The party statement appears to contradict President proclamation that the country is better under his watch than they met it a year ago.
In a tacit reflection of the leadership crisis at the House of Representatives, CDC wondered if the conflict was necessary, or whether it is necessary to push this crisis to this extent.
“ It has been four months since this conflict erupted and there has been a total breakdown of the rule of law,” CDC said.
CDC accused the UP administration of prolonging a legislative crisis that is destroying our country, instead of focusing on placing volunteer teachers and health workers on the Government payroll; working to increase budgetary allocations to key sectors of our economy, and working to bring down high prices affecting Liberians.
CDC claimed the party came to power by packaging what it calls “a massive bundle of lies and sold those lies to the Liberian people.”

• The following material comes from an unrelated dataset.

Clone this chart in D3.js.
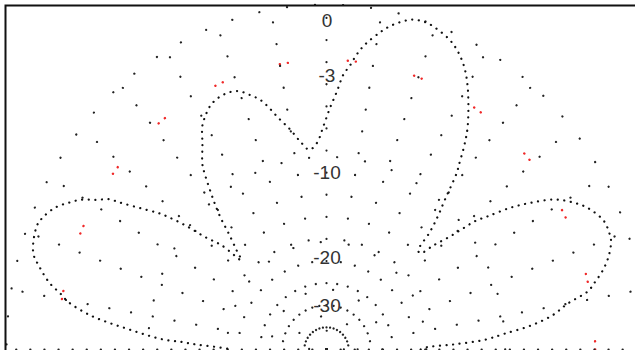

It went on to say that “They lied that harmonization was bad and upon taking office they would have reversed it immediately; that the CDC was the importer of drugs in the Country and they would have solved the drug problems in six months; they said that no car was going to get stuck in the mud in the first 100 days of the Boakai administration; they promised Liberians never to use private jet for presidential travels; they promised to bring down the prices of basic commodities in one year; and of course, they said they were going to bring down the US dollar- Liberian dollar exchange rate down to its lowest.
According to CDC, President Boakai’s famous rescue mission has now been turned into an excuse mission evident by the myriad of false promises it said contained in his state of the nation address.